Darfur, 29 Jumadil Awal 1434/10 April 2013 (MINA) – Opposition movement in Sudan’s Darfur have moved within kilometres of a key town in the violence-racked region, local media have reported.
Al Jazeera quoted by Mi’raj News Agency (MINA) as reporting that the African Union-United Nations Mission in Darfur (UNAMID) confirmed that Sudan Liberation Army’s (SLA) Minni Minnawi faction had “attacked and seized” two towns over the weekend.
The fighting came as protests continued in the region against a two-day donors’ conference in the Qatari capital, Doha, that sought to raise funds to rebuild Darfur.
SLA had taken the Ashma village, 8km from the South Darfur state capital Nyala, the AFP news agency reported on Monday.
Ashma was “occupied by our forces”, said Hussein Minnawi, of the Sudan Liberation Army’s Minni Minnawi faction.
The latest developments come as donor countries in Qatar pledged $3.6bn to develop Darfur.
The funds will help push a development strategy intended to move the region away from handouts and emergency aid by focusing on building infrastructure.
Magdi Hassan, Sudan’s minister of finance and economy, told Al Jazeera the talks would set the momentum towards improving the situation in Darfur.
But Minnawi said the Doha conference was not a solution to Darfur’s problems.
“This is what they say on paper,” he said, dismissing the effort and calling instead for a solution within the context of what he called Sudan’s wider crisis “which is mainly from the centre”, Khartoum.
He and other rebels, along with Sudanese opposition parties, want a “democratic federal state based on equality,” with a separation between religion and government.
Finance minister Hassan said those demonstrating in internally displaced camps in Darfur were trying to sabotage an initiative to develop the region.
“This conference is also targeting those living in the camps.
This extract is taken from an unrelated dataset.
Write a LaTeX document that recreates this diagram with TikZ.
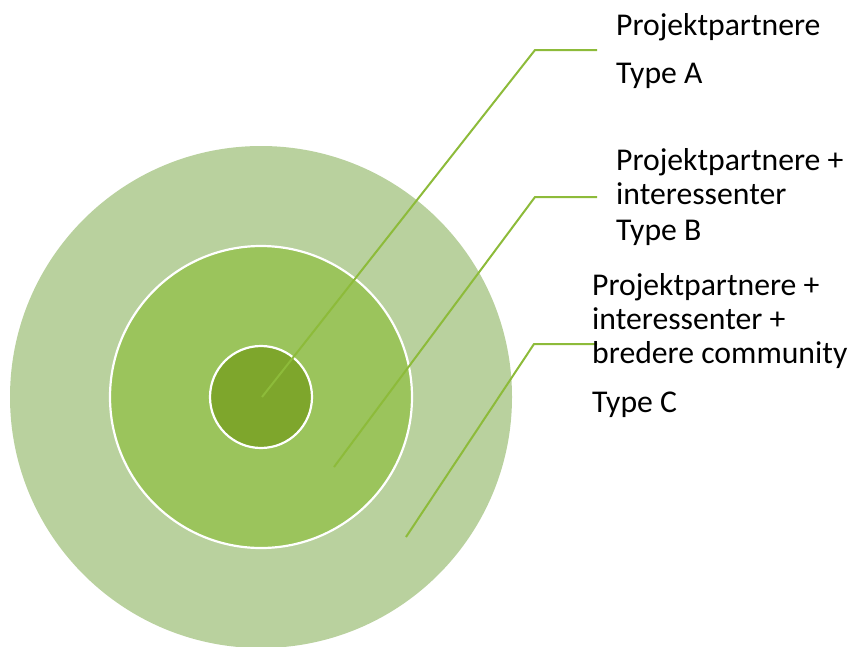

It is important to give them back their lives. This is why we are here,” he said.
Civil society activists in Darfur say that protesters are against the conference because of the continued instability in the region.
“They said basically that the people in Doha are not representing us,” said a civil society activist, declining to be named.
General Omar al-Tsim, and the National Islamic Front headed by Dr. Hassan al-Turabi, overthrew the Sudanese government led by Ahmed al-Mirghani in 1989. A large section of the population in Darfur, particularly the non-Arab ethnicities in the region, became increasingly marginalized. These feelings were crystallized by the publication in 2000 of The Black Book, that detailed the structural inequity in the Sudan, which denies non-Arabs equal justice and power sharing.
In 2002 Abdul Wahid al Nur, a lawyer, Ahmad Abdel Shafi Bassey, an education student, and a third man founded the Darfur Liberation Front which subsequently evolved into the Sudan Liberation Movement, and claimed to represented all of the oppressed in the Sudan.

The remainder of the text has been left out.